Пока едем, сам не понимаю куда, постоянно кошусь на Алёнку. Рассматриваю. Оказывается, что не видеть ее месяц куда больнее, чем мне раньше думалось.
– Мама сказала, вы с ней виделись…
Замечаю, как Алёна вздрагивает и моментально напрягается.
– Это вышло случайно. Я не хотела ей ничего рассказывать, просто врач была рядом и…
– Не нервничай так. Все нормально, – вырисовываю легкую улыбку и касаюсь ее ладони. Сжимаю.
Она снова вздрагивает. Смотрит прямо в глаза.
Притормаживаю у ресторана в центре. Здесь есть хорошие уединенные столики.
– Давай поедим и поговорим, ладно? – поглаживаю тыльную сторону Алёниной ладони большим пальцем.
– Хорошо.
Глушу движок, выхожу из тачки и, если честно хочу открыть Алёне дверь, но она меня опережает, выбирается из салона сама.
Чувствую, что опять на ней залипаю, когда смотрю.
Мне нужно было пробовать с ней говорить снова и снова тогда. А я просто уехал…
Не хотел ее больше мучать и себя тоже не хотел. Показательный холод и отрицание от человека, который тебе небезразличен, всегда бьет очень больно.
В ресторане нас провожают к интересующему меня столику.
– Присаживайся, – отодвигаю для Алёны стул.
– Спасибо.
Огибаю стол и сажусь напротив.

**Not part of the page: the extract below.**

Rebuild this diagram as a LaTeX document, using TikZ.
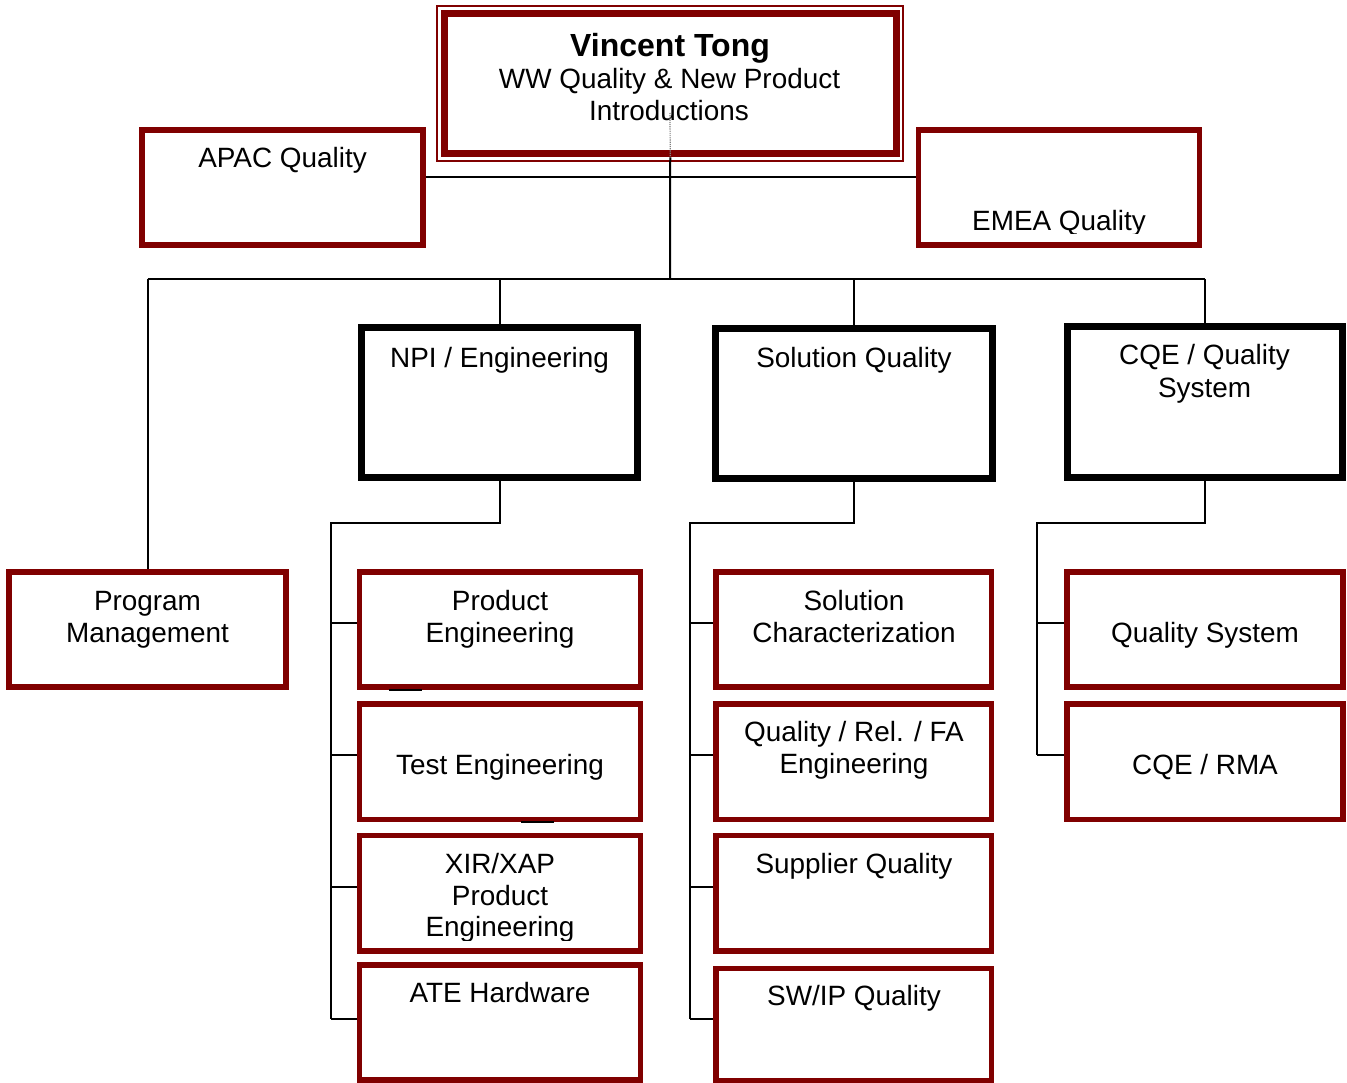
\documentclass[tikz,border=0pt]{standalone}
\usepackage{fontspec}
\setmainfont{Liberation Sans}
\definecolor{maroon}{HTML}{800000}
\begin{document}
\begin{tikzpicture}[x=1pt,y=-1pt,
  redbox/.style={draw=maroon, line width=5.5pt, inner sep=0pt, outer sep=2.75pt, rectangle},
  headbox/.style={draw=black, line width=7pt, inner sep=0pt, outer sep=3.5pt, rectangle},
  wire/.style={draw=black, line width=2pt},
  txt/.style={font=\fontsize{27.9}{32}\selectfont, inner sep=0pt, anchor=base},
  boldtxt/.style={font=\fontsize{32}{36}\selectfont\bfseries, inner sep=0pt, anchor=base}]
\useasboundingbox (0,0) rectangle (1347,1083);

% ---- top box (double frame) ----
\node[draw=maroon, line width=1.5pt, minimum width=466pt, minimum height=155pt, inner sep=0pt] (vtframe) at (670,83.75) {};
\node[draw=maroon, line width=7pt, minimum width=452.5pt, minimum height=140.5pt, inner sep=0pt, outer sep=3.5pt] (vt) at (670.25,83.75) {};
\node[boldtxt] (vtname) at (670,56.5) {Vincent Tong};
\node[txt] (vtrole1) at (669.5,89) {WW Quality \& New Product};
\node[txt] (vtrole2) at (669,121) {Introductions};

% ---- regional boxes ----
\node[redbox, minimum width=281pt, minimum height=115pt] (apac) at (282.5,187.5) {};
\node[txt] (apact) at (282.5,168) {APAC Quality};
\node[redbox, minimum width=281pt, minimum height=115pt] (emea) at (1059,187.5) {};
\begin{scope}
  \clip (920,133) rectangle (1197,233.5);
  \node[txt] (emeat) at (1059,231) {EMEA Quality};
\end{scope}

% ---- second level ----
\node[redbox, minimum width=277pt, minimum height=115pt] (prog) at (147.5,629.5) {};
\node[txt] (progt1) at (147.5,610) {Program};
\node[txt] (progt2) at (147.5,642) {Management};

\node[headbox, minimum width=276pt, minimum height=149pt] (npi) at (499.5,402.5) {};
\node[txt] (npit) at (499.5,367) {NPI / Engineering};
\node[headbox, minimum width=277pt, minimum height=150pt] (solq) at (854,403.5) {};
\node[txt] (solqt) at (854,367) {Solution Quality};
\node[headbox, minimum width=275pt, minimum height=150pt] (cqe) at (1204.5,402) {};
\node[txt] (cqet1) at (1204.5,365) {CQE / Quality};
\node[txt] (cqet2) at (1204.5,397) {System};

% ---- NPI / Engineering column ----
\node[redbox, minimum width=281pt, minimum height=115pt] (pe) at (500,629.5) {};
\node[txt] (pet1) at (500,610) {Product};
\node[txt] (pet2) at (500,642) {Engineering};
\node[redbox, minimum width=281pt, minimum height=115.5pt] (te) at (500,761.75) {};
\node[txt] (tet) at (500,774) {Test Engineering};
\node[redbox, minimum width=281pt, minimum height=115.5pt] (xir) at (500,893.25) {};
\node[txt] (xirt1) at (500,873) {XIR/XAP};
\node[txt] (xirt2) at (500,905) {Product};
\begin{scope}
  \clip (362,840) rectangle (638,940);
  \node[txt] (xirt3) at (500,936.5) {Engineering};
\end{scope}
\node[redbox, minimum width=281pt, minimum height=115pt] (ate) at (500,1022.5) {};
\node[txt] (atet) at (500,1002.5) {ATE Hardware};

% stray marks on the lower edges
\draw[black, line width=2pt] ([xshift=32pt]pe.south west) -- ([xshift=65pt]pe.south west);
\draw[black, line width=2pt] ([xshift=164pt]te.south west) -- ([xshift=197pt]te.south west);

% ---- Solution Quality column ----
\node[redbox, minimum width=275.5pt, minimum height=115pt] (sc) at (853.75,629.5) {};
\node[txt] (sct1) at (854,610) {Solution};
\node[txt] (sct2) at (854,642) {Characterization};
\node[redbox, minimum width=275.5pt, minimum height=115.5pt] (qrf) at (853.75,761.75) {};
\node[txt] (qrft1) at (854,741) {Quality / Rel. / FA};
\node[txt] (qrft2) at (854,773) {Engineering};
\node[redbox, minimum width=275.5pt, minimum height=115.5pt] (sup) at (853.75,893.25) {};
\node[txt] (supt) at (854,873) {Supplier Quality};
\node[redbox, minimum width=275.5pt, minimum height=112pt] (swip) at (853.75,1024.5) {};
\node[txt] (swipt) at (854,1005.5) {SW/IP Quality};

% ---- CQE / Quality System column ----
\node[redbox, minimum width=276pt, minimum height=115pt] (qs) at (1205,629.5) {};
\node[txt] (qst) at (1205,642) {Quality System};
\node[redbox, minimum width=276pt, minimum height=115.5pt] (rma) at (1205,761.75) {};
\node[txt] (rmat) at (1205,774) {CQE / RMA};

% ---- connectors ----
\coordinate (dotTop) at (670,113);
\coordinate (mid) at (670,177);
\coordinate (bus) at (670,279);
\draw[gray, densely dotted, line width=1.2pt] (dotTop) -- (vt.south);
\draw[wire] (vt.south) -- (bus);
\draw[wire] (apac.east |- mid) -- (emea.west |- mid);
\draw[wire] (prog.north |- bus) -- (cqe.north |- bus);
\draw[wire] (prog.north |- bus) -- (prog.north);
\draw[wire] (npi.north |- bus) -- (npi.north);
\draw[wire] (solq.north |- bus) -- (solq.north);
\draw[wire] (cqe.north |- bus) -- (cqe.north);

\coordinate (s1) at (331,522.5);
\coordinate (s2) at (690,522.5);
\coordinate (s3) at (1037,522.5);
\coordinate (k1) at (0,623);
\coordinate (k2) at (0,755);
\coordinate (k3) at (0,887);
\coordinate (k4) at (0,1019);

\draw[wire] (npi.south) |- (s1) -- (s1 |- k4);
\draw[wire] (s1 |- k1) -- (pe.west |- k1);
\draw[wire] (s1 |- k2) -- (te.west |- k2);
\draw[wire] (s1 |- k3) -- (xir.west |- k3);
\draw[wire] (s1 |- k4) -- (ate.west |- k4);

\draw[wire] (solq.south) |- (s2) -- (s2 |- k4);
\draw[wire] (s2 |- k1) -- (sc.west |- k1);
\draw[wire] (s2 |- k2) -- (qrf.west |- k2);
\draw[wire] (s2 |- k3) -- (sup.west |- k3);
\draw[wire] (s2 |- k4) -- (swip.west |- k4);

\draw[wire] (cqe.south) |- (s3) -- (s3 |- k2);
\draw[wire] (s3 |- k1) -- (qs.west |- k1);
\draw[wire] (s3 |- k2) -- (rma.west |- k2);
\end{tikzpicture}
\end{document}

Отвлекаюсь на официанта. Прошу его принести нам что‑нибудь из их фирменных завтраков и снова сосредотачиваюсь на Алёне.
– Я хотел извиниться за свои слова. О том, что… Когда спросил, от меня ли ребенок, – поджимаю губы. – Просто ты позвонила, только когда… В общем, прости. Я не хотел тебя обидеть. Злился на твой игнор.
– Я понимаю, – Алёна кивает. – На самом деле не знаю, с чего начинают такие разговоры, Матвей.
– Ты уже приняла какое‑то решение?
– Нет. Мне сказали сдать анализы, я ходила к врачу. На этом пока все. Это очень не вовремя.
– Согласен, – киваю и замечаю, как Алёна тут же напрягается. – Я думал обо всем, много. Все сложно, но решать, как поступить, тебе. Это твое тело, и я не имею морального права…
Алёна кусает губы, часто кивает, а у самой слезы по щекам катятся.